### TASK
Show every line of the records below that contains the word "React".

begin RAW DATA

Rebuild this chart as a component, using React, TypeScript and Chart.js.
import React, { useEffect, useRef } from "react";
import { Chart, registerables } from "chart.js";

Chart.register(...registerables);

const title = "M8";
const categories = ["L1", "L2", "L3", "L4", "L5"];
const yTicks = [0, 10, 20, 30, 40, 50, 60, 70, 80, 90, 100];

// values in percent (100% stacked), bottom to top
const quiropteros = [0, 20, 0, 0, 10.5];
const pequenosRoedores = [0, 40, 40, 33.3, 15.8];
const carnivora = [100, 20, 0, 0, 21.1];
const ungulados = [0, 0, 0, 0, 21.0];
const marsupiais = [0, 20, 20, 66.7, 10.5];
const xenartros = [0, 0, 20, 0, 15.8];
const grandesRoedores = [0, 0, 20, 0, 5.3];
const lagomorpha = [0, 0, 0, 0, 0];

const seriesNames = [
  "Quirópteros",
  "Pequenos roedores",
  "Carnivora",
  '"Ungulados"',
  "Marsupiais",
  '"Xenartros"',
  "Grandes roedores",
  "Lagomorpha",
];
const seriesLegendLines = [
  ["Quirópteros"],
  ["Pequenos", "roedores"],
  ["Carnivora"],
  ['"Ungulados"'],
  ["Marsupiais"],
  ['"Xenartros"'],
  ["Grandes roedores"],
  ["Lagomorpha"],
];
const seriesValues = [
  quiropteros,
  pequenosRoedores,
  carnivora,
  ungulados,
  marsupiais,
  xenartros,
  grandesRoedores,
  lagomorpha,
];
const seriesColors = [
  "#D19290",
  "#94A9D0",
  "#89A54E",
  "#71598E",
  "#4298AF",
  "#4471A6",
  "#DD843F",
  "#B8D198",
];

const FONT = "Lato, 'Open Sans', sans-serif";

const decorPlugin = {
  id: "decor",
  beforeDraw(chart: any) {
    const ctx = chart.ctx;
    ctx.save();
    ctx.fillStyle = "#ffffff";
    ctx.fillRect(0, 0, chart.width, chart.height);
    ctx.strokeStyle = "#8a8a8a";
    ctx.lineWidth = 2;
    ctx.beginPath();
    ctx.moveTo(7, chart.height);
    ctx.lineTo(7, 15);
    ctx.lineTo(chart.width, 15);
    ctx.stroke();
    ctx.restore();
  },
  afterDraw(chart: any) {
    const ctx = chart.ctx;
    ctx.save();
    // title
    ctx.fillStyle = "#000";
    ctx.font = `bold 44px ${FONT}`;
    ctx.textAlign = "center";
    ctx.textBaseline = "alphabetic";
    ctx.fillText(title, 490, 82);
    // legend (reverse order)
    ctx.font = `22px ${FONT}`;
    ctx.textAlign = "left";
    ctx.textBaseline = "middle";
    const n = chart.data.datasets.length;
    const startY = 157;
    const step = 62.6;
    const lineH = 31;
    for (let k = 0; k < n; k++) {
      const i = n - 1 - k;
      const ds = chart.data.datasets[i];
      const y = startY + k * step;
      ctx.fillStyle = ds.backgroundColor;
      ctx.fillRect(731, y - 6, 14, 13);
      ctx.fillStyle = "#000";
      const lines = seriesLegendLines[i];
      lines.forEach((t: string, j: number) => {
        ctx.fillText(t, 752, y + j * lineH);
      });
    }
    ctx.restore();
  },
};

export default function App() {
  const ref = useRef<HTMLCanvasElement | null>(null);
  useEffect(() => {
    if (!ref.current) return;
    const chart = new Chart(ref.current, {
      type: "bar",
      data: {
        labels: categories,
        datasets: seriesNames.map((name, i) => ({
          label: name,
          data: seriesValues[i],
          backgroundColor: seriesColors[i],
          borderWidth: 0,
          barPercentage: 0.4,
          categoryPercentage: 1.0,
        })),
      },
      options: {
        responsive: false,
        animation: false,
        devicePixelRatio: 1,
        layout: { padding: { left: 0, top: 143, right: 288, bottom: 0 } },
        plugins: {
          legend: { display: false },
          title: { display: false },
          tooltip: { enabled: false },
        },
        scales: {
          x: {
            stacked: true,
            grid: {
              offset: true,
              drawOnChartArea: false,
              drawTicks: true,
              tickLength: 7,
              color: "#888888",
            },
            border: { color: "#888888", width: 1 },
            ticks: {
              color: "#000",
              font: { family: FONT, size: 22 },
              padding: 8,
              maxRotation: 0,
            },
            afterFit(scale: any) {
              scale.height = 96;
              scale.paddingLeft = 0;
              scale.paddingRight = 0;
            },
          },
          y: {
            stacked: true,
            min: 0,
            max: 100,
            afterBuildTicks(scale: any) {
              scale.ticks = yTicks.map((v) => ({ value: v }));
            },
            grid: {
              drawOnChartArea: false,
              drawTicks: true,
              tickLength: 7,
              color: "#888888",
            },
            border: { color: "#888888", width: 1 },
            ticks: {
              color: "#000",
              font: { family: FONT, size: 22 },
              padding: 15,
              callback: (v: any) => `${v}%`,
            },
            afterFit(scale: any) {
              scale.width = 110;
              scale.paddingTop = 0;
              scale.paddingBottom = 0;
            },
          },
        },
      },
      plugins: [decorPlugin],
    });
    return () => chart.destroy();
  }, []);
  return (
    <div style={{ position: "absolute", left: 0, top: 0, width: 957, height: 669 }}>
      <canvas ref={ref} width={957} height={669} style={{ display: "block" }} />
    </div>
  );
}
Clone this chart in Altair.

end RAW DATA

### EXERCISE SOLUTION
Rebuild this chart as a component, using React, TypeScript and Chart.js.
import React, { useEffect, useRef } from "react";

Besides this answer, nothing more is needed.